Of its 61 winners, eight - a decent 13 per cent given its level - have finished below fourth in the table. That has been the case for seven of its runners-up. This is even before you get to semi-finalists.
The point is clear. There is scope to do something special in the competition even if everything else about your season should invite huge scepticism.
There have already been slight glimpses of it with Leicester this season, with how they followed chaotic league displays with impressively calculated performances against an experienced European team like Porto. Since this has involved an eye-opening spike in the sharpness and application of the side, the main factor would appear to be psychological. The big question is how; how a side can suddenly transform
Carlo Ancelotti’s Milan became masters of over-performing in Europe while under-performing domestically - winning more Champions Leagues than leagues in his seven years at the San Siro - and it was an odd dynamic articulated by Brazilian midfielder Leonard.
“I don’t know what happens to us when we hear the Champions League music,” he said. “We’ll have to ask a psychologist.”
It’s a familiar refrain. Supremely drilled by Saunders in their title-winning season, the Villa players found that the heightened atmosphere and stakes of European nights heightened their application again.
Bayern knew all about this from almost a decade previously. At their peak when winning three successive Bundesligas between 1971 and 1974, the side of Franz Beckenbauer and Gerd Muller were a fading force by 1974-75, and finished 10th that season. That is the second lowest ever position for a European Cup winner after Villa, as they found continental games brought out a muscle memory, and went on to become one of just three clubs to lift the trophy three years in a row.
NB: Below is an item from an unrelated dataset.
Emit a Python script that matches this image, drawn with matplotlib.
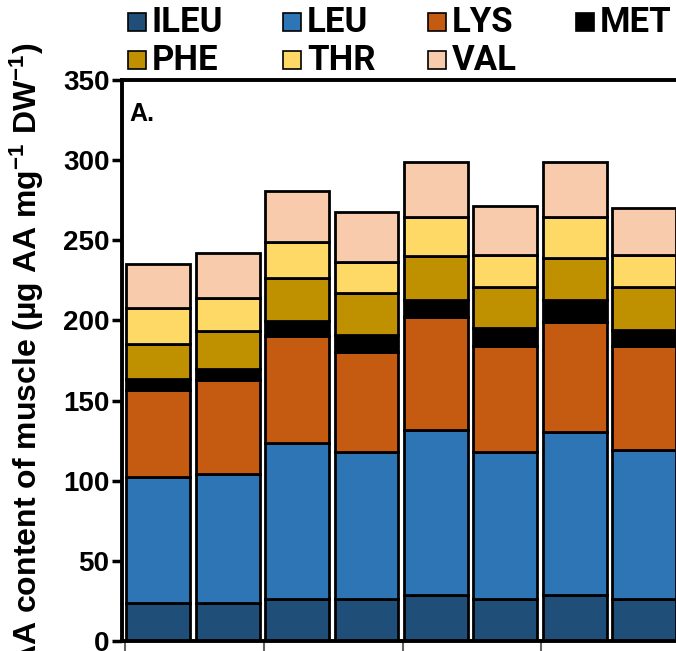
import matplotlib
matplotlib.use("Agg")
import matplotlib.pyplot as plt
from matplotlib import font_manager
from matplotlib.patches import Rectangle
import numpy as np

# ---- data ----
amino_acids = ["ILEU", "LEU", "LYS", "MET", "PHE", "THR", "VAL"]
ILEU = [23.5, 23.5, 26.0, 26.0, 28.5, 26.0, 28.5, 26.0]
LEU = [79.0, 80.5, 97.5, 92.0, 103.0, 92.0, 102.0, 93.0]
LYS = [54.0, 59.0, 66.5, 62.0, 70.5, 66.0, 68.5, 65.0]
MET = [7.0, 7.0, 9.5, 11.0, 10.5, 11.0, 13.5, 10.0]
PHE = [21.5, 23.5, 27.0, 26.0, 28.0, 26.0, 26.5, 27.0]
THR = [22.5, 20.5, 22.5, 19.5, 24.0, 20.0, 25.5, 20.0]
VAL = [28.0, 28.0, 32.0, 31.0, 34.5, 30.5, 34.5, 29.0]
series = [ILEU, LEU, LYS, MET, PHE, THR, VAL]
colors = ["#1f4e79", "#2e75b6", "#c55a11", "#000000", "#bf9000", "#ffd966", "#f8cbad"]
yticks = [0, 50, 100, 150, 200, 250, 300, 350]
group_ticks = [0, 2, 4, 6]
ylabel = "AA content of muscle (µg AA mg$^{\\mathbf{-1}}$ DW$^{\\mathbf{-1}}$)"

def have(name):
    try:
        font_manager.findfont(font_manager.FontProperties(family=name, weight="bold"),
                              fallback_to_default=False)
        return True
    except Exception:
        return False

base = "Liberation Sans" if have("Liberation Sans") else "DejaVu Sans"
legfont = "Roboto" if have("Roboto") else base
plt.rcParams["font.family"] = [base, "DejaVu Sans"]
plt.rcParams["font.weight"] = "bold"
plt.rcParams["mathtext.fontset"] = "custom"
plt.rcParams["mathtext.rm"] = base + ":bold"
plt.rcParams["mathtext.bf"] = base + ":bold"
plt.rcParams["mathtext.default"] = "bf"

W, H = 676, 651
fig = plt.figure(figsize=(W / 100, H / 100), dpi=100)
ax = fig.add_axes([122 / W, 10 / H, 566 / W, 561 / H])

x = np.arange(len(ILEU))
bottom = np.zeros(len(ILEU))
for name, vals, c in zip(amino_acids, series, colors):
    ax.bar(x + 0.02, vals, width=0.92, bottom=bottom, align="edge",
           color=c, edgecolor="black", linewidth=2.0, zorder=2, label=name)
    bottom += np.array(vals)

ax.set_xlim(-0.043, -0.043 + 566 / 69.4)
ax.set_ylim(0, 350)
ax.set_yticks(yticks)
ax.set_yticklabels([str(v) for v in yticks], fontsize=20, fontweight="bold")
ax.set_xticks(group_ticks)
ax.set_xticklabels([])
ax.tick_params(axis="y", direction="out", length=7, width=2.5, pad=2)
ax.tick_params(axis="x", direction="out", length=10, width=1.5, color="#666666")
for s in ax.spines.values():
    s.set_linewidth(2.8)

ax.text(0.013, 0.96, "A.", transform=ax.transAxes, fontsize=18, fontweight="bold",
        ha="left", va="top")

fig.text(27 / W, 1 - 43 / H, ylabel, rotation=90, ha="center", va="top",
         fontsize=23, fontweight="bold")

# legend (two rows, row-major order as in the reference)
leg_pos = {"ILEU": (128, 22), "LEU": (283, 22), "LYS": (428, 22), "MET": (576, 22),
           "PHE": (128, 60), "THR": (283, 60), "VAL": (428, 60)}
sq = 18
for name, c in zip(amino_acids, colors):
    px, py = leg_pos[name]
    fig.patches.append(Rectangle((px / W, (H - py - sq / 2) / H), sq / W, sq / H,
                                 transform=fig.transFigure, facecolor=c,
                                 edgecolor="black", linewidth=1.2))
    fig.text((px + sq + 6) / W, 1 - py / H, name, ha="left", va="center",
             fontsize=25, fontweight="bold", family=legfont)

fig.savefig("out.png", dpi=100)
“When we were playing in Europe, we pulled ourselves together and always raised our level,” Franz Roth has explained. “We stepped up one or two gears.”
That 1975 final was by far the showpiece with the lowest collective league placing, as the Leeds United side Bayern beat 2-0 finished ninth in England.
That team touch on a few other elements relevant to Leicester. Of the seven lowest-placed sides to just reach the final, three have been English. There is therefore some national precedent there to mentally draw on.
There is also one historical worry, however, for Claudio Ranieri.
All of those sides, as well as Bayern 1974-75, changed their manager mid-season. Just as the different circumstances of Europe sharpened their senses again, a different voice just restored their rhythm; shook an inertia that was afflicting the team.
The classic recent case was Chelsea 2012, whose resolve returned on Roberto Di Matteo replacing the hugely unpopular Andre Villas-Boas.
This is the other side of it, too. In the 24 years since the European Cup became the Champions League, sixth-placed Chelsea are actually the lowest-positioned side to reach the final. The modern nature of the competition hasn’t allowed the giant leaps from poor domestic form to supreme continental form in the way it did in 1982 or 1975.
Then again, consider what Villa player Dennis Mortimer said of Villa’s league title win.
“We were well-organised and effective and didn’t have star names. Many of us were overlooked for the national sides… that just wouldn’t happen now.”
Leicester have disproved that.
They could yet discard recent history, of both the Champions League and their season. The competition has shown it isn’t impossible.
It would just require something arguably even more improbable than last season, or any we’ve even seen in Europe.